With help of herdsman Josh Burton, Lucy milks 80 Friesian cows in partnership with her dad and grandmother, Margaret, at Parkin Hall Farm in West Yorkshire. All milk is supplied to Arla on a manufacturing contract. Cows calve all year round, but the family aims to have all heifers calved during September, to fit in with Richard’s busy contracting commitments. The unit is forage focused and aims to maximise the use of its 120 hectares of grassland; taking three cuts of silage a year and rotationally grazing the cows during the spring and summer months.
“We keep the cows out for as long as possible, usually bringing them indoors full-time by November,” explains Lucy. “Previously, once housed, cows were block fed a mix of grass silage and brewers’ grains, topped up with concentrate through the parlour. All cows were fed at a flat rate and, because our fertility and breeding weren’t great, we didn’t have cows in milk for long. Milk production wasn’t particularly efficient.”
In 2020, ForFarmers’ Kate Netherwood visited the unit to offer much-needed nutritional advice. “Utilising the new data from the parlour and ad-hoc milk recording, we started to take a more targeted approach to feeding, and fed exclusively to yield,” says Lucy. “As well as the usual mix of grass silage and brewers’ grain, we now feed 10kg of concentrate to high yielders, 6kg to lower yielders, and 3kg to the lowest."
“Kate also produced feeding curves for the cows, which have been invaluable. We now target feed cows at the peak of their lactation, usually six weeks after calving, and then tail off feeding rates as their lactation lengthens and milk production begins to drop. This has also allowed us to prevent the cows getting too fat prior to calving and cut down on calving complications.”
Kate also takes fresh grass samples to aid grass-cutting decisions, as well as carrying out regular silage analysis to help balance ration formulation. Improving breeding and fertility were also priorities, to increase cows’ days in milk and improve the herd’s calving index. “We were missing signs of heat and failing to service cows at the right time,” explains Lucy. “This had the knock-on effect of us not having any choice when it came to selecting replacement heifers, even if they weren’t the best."

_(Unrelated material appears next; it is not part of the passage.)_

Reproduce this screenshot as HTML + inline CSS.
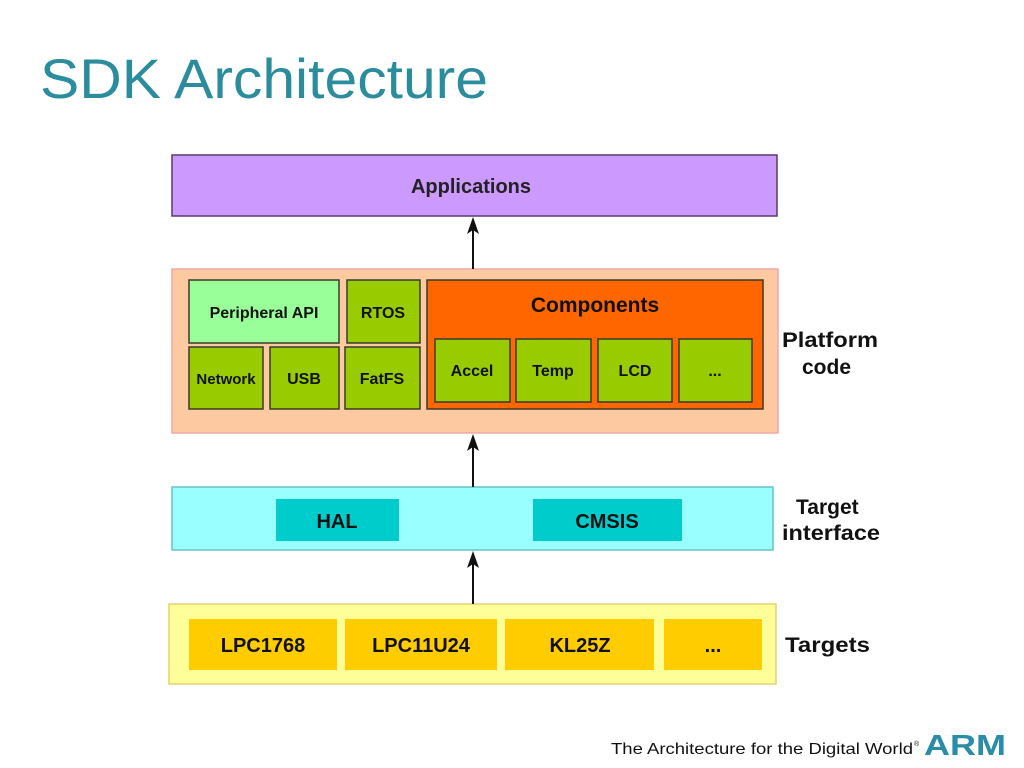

“We want to take a more selective approach and Kate encouraged us to keep more accurate records, including details of when cows show signs of heat, service times, days in milk and past calving information. Heifers were calving at around 33 months old, but age at first calving is now down to 30 months and continues to improve.”
All heifers are served to an Aberdeen Angus bull for their first calf, but are put with a Friesian bull for subsequent services. “We were breeding between eight and 10 replacements a year, but now we are producing around 14 and hope to increase this to 20,” says Lucy. “This will add flexibility – we can be selective about the heifers we bring into the herd.”
Dry-cow management also came under scrutiny, particularly the need to tackle an issue with retained cleansings. “We were calving cows outdoors and bringing them and their calf indoors,” says Lucy.“
"Retained cleansings were a relatively frequent problem, probably due to inappropriate nutritional support in the run-up to calving. Nobody likes to see their cows sick, and it also impacted milk yields.” Now all cows and heifers are housed three weeks prior to calving and, on Kate’s advice, at this point they are fed a specialist TRANSLAC dry-cow feed at a rate of 3kg per head per day. This provides the starch and digestible fibre needed to maximise rumen development and function, and maintain good body condition score, prior to calving.”
With cow performance and feed efficiency on the up, Lucy is feeling positive about the future of her family’s business. “Thanks to the changes we’ve made, milk yields are already up considerably and currently averaging around 22 litres per cow per day. And we were hitting yields in excess of 25 litres, earlier in the year,” she says.
“Kate’s help and guidance during the past two years has been fantastic and I am really looking forward to seeing where we can take the business next. The goal is to develop a 100-strong milking herd, with fertile cows producing plenty of milk. With the right feeding and breeding strategy now in place, I am confident we can achieve this.”